Siempre que se tome un cuchillo elaborado artesanalmente y se golpee contra una barra de metal fundida con una aleación que permita generar una nota musical específica pensaremos en la paz. Pero, siempre que estemos en medio de un combate y escuchemos una melodía de trompeta quizá pasemos saliva utilizando la garganta que alguien nos habrá de tajar después. Y siempre que estemos frente a un instrumento musical de percusión realizado con armas, nos podría resultar difícil relacionar un acto de violencia demencial con el arte musical, que es tan bello. Pero en la guerra, como en la religión, como en el arte, es muy importante saber el significado del ruido.

Siempre que se recuerda la excentricidad de los músicos, el lugar común más visitado es aquel que enseña que cuando se trata de experimentación auditiva + arte, el cruce debe ser desequilibrado. En muchos estudios alrededor de la fortuna crítica de John Cage se suele destacar que en el campo de la música este autor no suele ser tan bien recibido como en el de las artes visuales. Aquí tendríamos un equivalente criollo de Cage (en este sentido): Elkin Ramírez, consagrado cantante, también ha incursionado en las artes plásticas, dejando a su paso una estela de obras invariables, profundas y, ya en serio, cargadas de símbolos e imaginación. En él sucede algo parecido: cuando cierra conciertos destruye la dignidad de todos sus oyentes, que extasiados se entregan a la miel de su voz,  pero al pintar no suele causar el mismo efecto. Quizá allí se implique algo de destrucción de la dignidad.
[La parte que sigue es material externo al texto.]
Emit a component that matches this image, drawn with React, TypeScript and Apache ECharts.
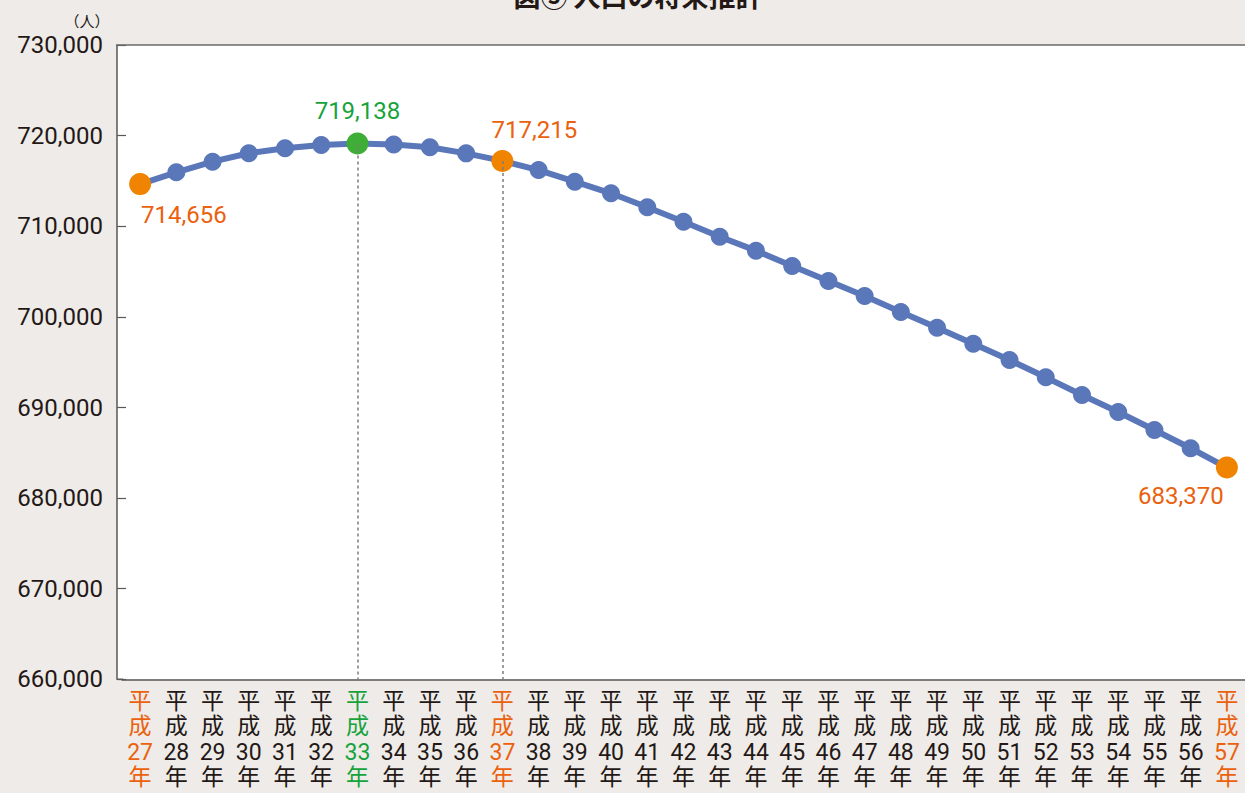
import React, { useEffect, useRef } from "react";
import * as echarts from "echarts";

const years = ["27","28","29","30","31","32","33","34","35","36","37","38","39","40","41","42","43","44","45","46","47","48","49","50","51","52","53","54","55","56","57"];
const population = [714656, 715960, 717130, 718060, 718610, 718970, 719138, 719030, 718720, 718050, 717215, 716210, 714920, 713640, 712100, 710510, 708850, 707310, 705620, 703960, 702310, 700540, 698810, 697040, 695240, 693330, 691380, 689500, 687520, 685500, 683370];
const orangeIdx = [0, 10, 30];
const greenIdx = [6];
const dashedIdx = [6, 10];
const yTicks = [660000, 670000, 680000, 690000, 700000, 710000, 720000, 730000];

const ORANGE = "#f08300";
const ORANGE_TXT = "#ea610e";
const GREEN = "#3fae36";
const GREEN_TXT = "#17a33c";
const BLUE = "#5a77b9";
const DARK = "#231815";
const FONT = "Roboto, 'Noto Sans CJK JP', sans-serif";

const labelCfg: Record<number, [number, number, string]> = {
  0: [1, 31, "left"],
  6: [0, -33, "center"],
  10: [32, -31, "center"],
  30: [-46, 28, "center"],
};

export default function App() {
  const ref = useRef<HTMLDivElement>(null);
  useEffect(() => {
    if (!ref.current) return;
    const chart = echarts.init(ref.current, null, { renderer: "svg" });
    const data = population.map((v, i) => {
      const isO = orangeIdx.includes(i);
      const isG = greenIdx.includes(i);
      if (!isO && !isG) return { value: v };
      const cfg = labelCfg[i];
      return {
        value: v,
        symbolSize: 22,
        itemStyle: { color: isO ? ORANGE : GREEN },
        label: {
          show: true,
          position: "inside",
          align: cfg[2],
          verticalAlign: "middle",
          offset: [cfg[0], cfg[1]],
          color: isO ? ORANGE_TXT : GREEN_TXT,
          fontSize: 24,
          fontFamily: FONT,
          formatter: (p: any) => Number(p.value).toLocaleString("en-US"),
        },
      };
    });
    chart.setOption({
      animation: false,
      backgroundColor: "#eeebe8",
      grid: { left: 122, width: 1124, top: 45.1, bottom: 113.7 },
      xAxis: {
        type: "category",
        data: years,
        boundaryGap: true,
        axisLine: { lineStyle: { color: "#595757", width: 1.5 } },
        axisTick: { alignWithLabel: true, inside: true, length: 9, lineStyle: { color: "#595757", width: 1.2 } },
        axisLabel: {
          interval: 0,
          margin: 9,
          fontSize: 23,
          lineHeight: 25.5,
          fontFamily: FONT,
          formatter: (v: string) => "平\n成\n" + v + "\n年",
          color: (_v: any, i: number) =>
            orangeIdx.includes(i) ? ORANGE_TXT : greenIdx.includes(i) ? GREEN_TXT : DARK,
        },
        splitLine: { show: false },
      },
      yAxis: {
        type: "value",
        min: yTicks[0],
        max: yTicks[yTicks.length - 1],
        interval: yTicks[1] - yTicks[0],
        offset: 5,
        axisLine: { show: true, lineStyle: { color: "#595757", width: 1.5 } },
        axisTick: { show: true, inside: true, length: 9, lineStyle: { color: "#595757", width: 1.2 } },
        axisLabel: {
          margin: 14,
          fontSize: 24,
          fontFamily: FONT,
          color: DARK,
          formatter: (v: number) => v.toLocaleString("en-US"),
        },
        splitLine: { show: false },
      },
      graphic: [
        { type: "rect", z: -10, shape: { x: 117, y: 45, width: 1130, height: 634.3 }, style: { fill: "#ffffff" } },
        { type: "line", z: 10, shape: { x1: 116.3, y1: 45, x2: 1245, y2: 45 }, style: { stroke: "#6d6866", lineWidth: 1.5 } },
        { type: "line", z: 10, shape: { x1: 117, y1: 679.3, x2: 123, y2: 679.3 }, style: { stroke: "#595757", lineWidth: 1.5 } },
        { type: "text", x: 638, y: -5, style: { text: "図⑤ 人口の将来推計", fill: DARK, fontSize: 27, fontWeight: "bold", fontFamily: "Noto Sans CJK JP", align: "center", verticalAlign: "middle" } },
        { type: "text", x: 87, y: 20, style: { text: "（人）", fill: DARK, fontSize: 15, fontFamily: "Noto Sans CJK JP", align: "center", verticalAlign: "middle" } },
      ],
      series: [
        {
          type: "line",
          data,
          symbol: "circle",
          symbolSize: 18,
          itemStyle: { color: BLUE },
          lineStyle: { color: BLUE, width: 6 },
          z: 3,
          markLine: {
            silent: true,
            symbol: "none",
            label: { show: false },
            lineStyle: { color: "#7d7d7d", type: [3, 3], width: 1.5 },
            data: dashedIdx.map((i) => [
              { coord: [i, population[i]] },
              { coord: [i, yTicks[0]] },
            ]),
          },
        },
      ],
    });
    return () => chart.dispose();
  }, []);
  return <div ref={ref} style={{ position: "absolute", left: 0, top: 0, width: 1245, height: 793 }} />;
}
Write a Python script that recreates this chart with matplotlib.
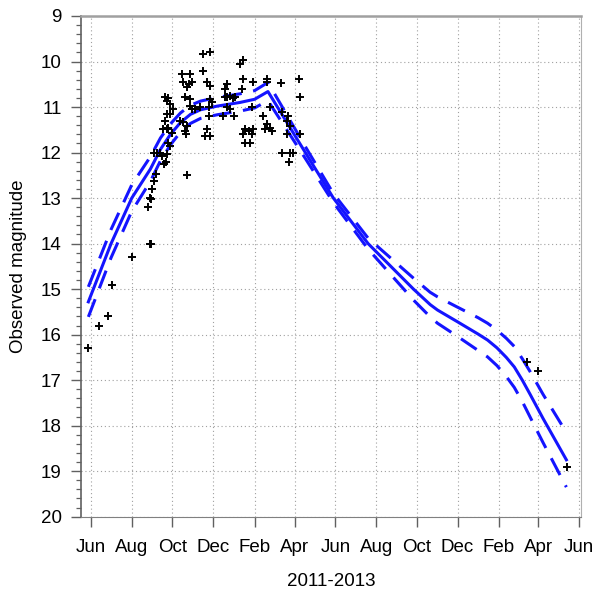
import datetime as dt
import matplotlib
matplotlib.use('Agg')
import matplotlib.pyplot as plt
import matplotlib.dates as mdates
from matplotlib.ticker import MultipleLocator

plt.rcParams['font.family'] = ['Liberation Sans', 'DejaVu Sans']

# visual observations (date, magnitude)
obs_dates = [
    '2011-05-27', '2011-06-13', '2011-06-26', '2011-07-03', '2011-08-01',
    '2011-08-26', '2011-08-28', '2011-08-30', '2011-08-29', '2011-08-30',
    '2011-09-01', '2011-09-03', '2011-09-07', '2011-09-03', '2011-09-08',
    '2011-09-13', '2011-09-15', '2011-09-18', '2011-09-22', '2011-09-23',
    '2011-09-25', '2011-09-28', '2011-09-17', '2011-09-23', '2011-09-25',
    '2011-09-30', '2011-09-20', '2011-09-23', '2011-09-28', '2011-10-02',
    '2011-09-28', '2011-09-23', '2011-09-20', '2011-09-25', '2011-10-12',
    '2011-10-15', '2011-10-17', '2011-10-17', '2011-10-20', '2011-10-20',
    '2011-10-22', '2011-10-22', '2011-10-21', '2011-10-22', '2011-10-25',
    '2011-10-27', '2011-10-27', '2011-10-27', '2011-10-30', '2011-10-30',
    '2011-11-04', '2011-11-11', '2011-11-16', '2011-11-16', '2011-11-19',
    '2011-11-21', '2011-11-21', '2011-11-24', '2011-11-24', '2011-11-26',
    '2011-11-26', '2011-11-26', '2011-11-26', '2011-11-29', '2011-12-16',
    '2011-12-19', '2011-12-19', '2011-12-21', '2011-12-21', '2011-12-21',
    '2011-12-26', '2011-12-26', '2011-12-31', '2012-01-01', '2012-01-03',
    '2012-01-10', '2012-01-14', '2012-01-13', '2012-01-15', '2012-01-15',
    '2012-01-18', '2012-01-18', '2012-01-23', '2012-01-25', '2012-01-28',
    '2012-01-28', '2012-01-29', '2012-01-30', '2012-02-14', '2012-02-17',
    '2012-02-19', '2012-02-20', '2012-02-20', '2012-02-24', '2012-02-24',
    '2012-02-27', '2012-03-11', '2012-03-13', '2012-03-13', '2012-03-20',
    '2012-03-20', '2012-03-22', '2012-03-24', '2012-03-25', '2012-03-25',
    '2012-03-30', '2012-04-07', '2012-04-09', '2012-04-09',
    '2013-03-15', '2013-03-31', '2013-05-14',
]
obs_mags = [
    16.3, 15.8, 15.6, 14.9, 14.3,
    13.19, 14.0, 14.0, 13.0, 13.03,
    12.8, 12.63, 12.48, 12.0, 12.0,
    12.0, 12.08, 12.26, 12.2, 12.04,
    11.78, 11.86, 11.49, 11.49, 11.45,
    11.56, 11.3, 11.16, 11.16, 11.05,
    10.94, 10.87, 10.79, 10.81, 11.3,
    10.28, 10.46, 11.34, 10.79, 11.53,
    10.57, 11.42, 11.6, 12.5, 10.5,
    10.28, 10.83, 10.98, 10.46, 11.05,
    11.05, 11.01, 9.84, 10.2, 11.64,
    10.46, 11.49, 11.01, 11.2, 9.8,
    10.54, 10.83, 11.64, 10.9, 11.2,
    10.79, 10.6, 10.5, 10.77, 11.01,
    11.05, 10.76, 10.81, 11.2, 10.79,
    10.06, 9.96, 10.6, 10.38, 11.6,
    11.49, 11.78, 11.53, 11.8, 11.01,
    11.6, 10.46, 11.49, 11.2, 11.49,
    11.38, 10.38, 10.46, 11.01, 11.45,
    11.53, 10.48, 11.1, 12.0, 11.3,
    11.6, 11.2, 12.2, 11.42, 12.0,
    12.0, 10.38, 10.79, 11.6,
    16.61, 16.81, 18.9,
]

# fitted light curve and its uncertainty band (+/- mag)
model_dates = [
    '2011-05-28', '2011-07-01', '2011-08-01', '2011-08-29', '2011-09-13',
    '2011-09-28', '2011-10-13', '2011-10-28', '2011-11-12', '2011-12-07',
    '2012-01-10', '2012-02-01', '2012-02-21', '2012-04-17', '2012-05-29',
    '2012-07-20', '2012-09-26', '2012-10-21', '2012-11-01', '2012-11-30',
    '2013-01-01', '2013-01-15', '2013-01-29', '2013-02-12', '2013-02-24',
    '2013-03-08', '2013-03-20', '2013-04-08', '2013-05-13',
]
model_mags = [
    15.28, 14.0, 13.0, 12.36, 11.93,
    11.6, 11.34, 11.16, 11.06, 10.98,
    10.9, 10.83, 10.66, 12.0, 13.0,
    14.0, 15.0, 15.34, 15.46, 15.71,
    15.99, 16.12, 16.29, 16.5, 16.71,
    17.0, 17.32, 17.84, 18.75,
]
model_spread = [
    0.33, 0.31, 0.29, 0.27, 0.25,
    0.23, 0.21, 0.2, 0.19, 0.19,
    0.19, 0.19, 0.2, 0.13, 0.1,
    0.12, 0.24, 0.27, 0.29, 0.32,
    0.36, 0.37, 0.39, 0.42, 0.45,
    0.47, 0.5, 0.53, 0.6,
]


def to_dates(strings):
    return [dt.datetime.strptime(s, '%Y-%m-%d') for s in strings]


def main():
    fig = plt.figure(figsize=(5.94, 5.92), dpi=100)
    ax = fig.add_axes([0.1364, 0.1272, 0.8418, 0.8458])

    mx = to_dates(model_dates)
    upper = [m - s for m, s in zip(model_mags, model_spread)]
    lower = [m + s for m, s in zip(model_mags, model_spread)]

    blue = '#1414ff'
    dash = (6.2, 3.8)
    ax.plot(mx, upper, color=blue, lw=2.2, dashes=dash, zorder=2)
    ax.plot(mx, model_mags, color=blue, lw=2.2, zorder=2)
    ax.plot(mx, lower, color=blue, lw=2.2, dashes=dash, zorder=2)

    ax.plot(to_dates(obs_dates), obs_mags, '+', color='black',
            ms=6, mew=1.4, zorder=3)

    ax.set_xlim(dt.datetime(2011, 5, 17), dt.datetime(2013, 6, 4))
    ax.set_ylim(20, 9)

    ax.xaxis.set_major_locator(mdates.MonthLocator(bymonth=[2, 4, 6, 8, 10, 12]))
    ax.xaxis.set_major_formatter(mdates.DateFormatter('%b'))
    ax.yaxis.set_major_locator(MultipleLocator(1))
    ax.yaxis.set_minor_locator(MultipleLocator(0.2))

    ax.grid(True, which='major', color='#a0a0a0', lw=0.8, linestyle=(0, (1, 2.5)))

    ax.tick_params(which='both', direction='out', colors='#606060',
                   labelcolor='black', labelsize=13.5)
    ax.tick_params(axis='y', which='major', length=7, width=1.0, pad=7)
    ax.tick_params(axis='y', which='minor', length=3.5, width=0.9)
    ax.tick_params(axis='x', which='major', length=7, width=1.0, pad=9)

    ax.spines['left'].set_color('#606060')
    ax.spines['left'].set_linewidth(1.2)
    ax.spines['bottom'].set_color('#808080')
    ax.spines['top'].set_color('#a0a0a0')
    ax.spines['top'].set_linewidth(1.8)
    ax.spines['right'].set_color('#b0b0b0')

    ax.set_ylabel('Observed magnitude', fontsize=13.5, labelpad=10)
    ax.set_xlabel('2011-2013', fontsize=13.5, labelpad=12)

    fig.savefig('out.png', dpi=100)


if __name__ == '__main__':
    main()
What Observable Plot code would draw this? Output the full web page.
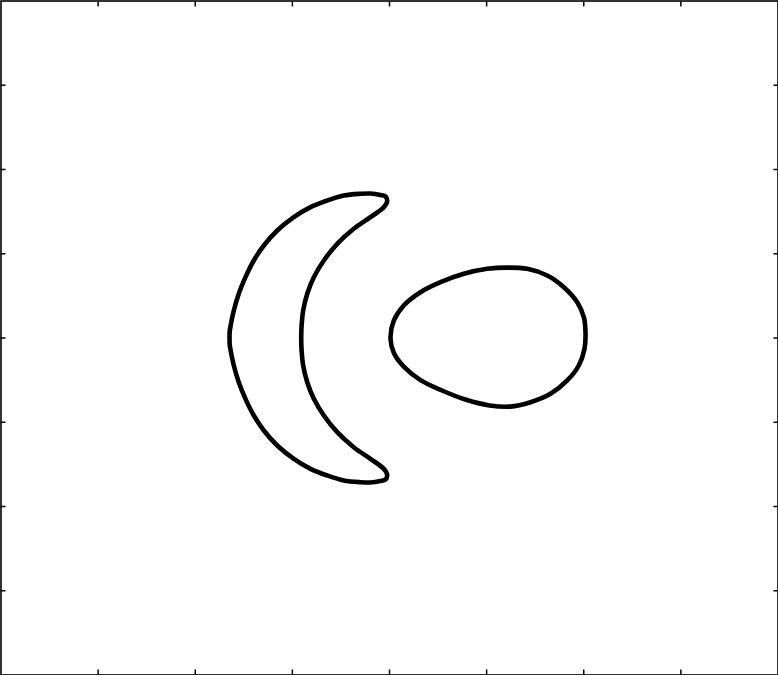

Siempre se imagina que una exposición debería dura más de una semana, pero como se trataba de la Semana del sonido, la muestra se apegó al criterio temporal del título. Valdría la pena repetirla, exacta, en el mismo sitio, durante un mes. Para que mucha más gente se la perdiera. Y otros repitiéramos y repitiéramos y repitiéramos.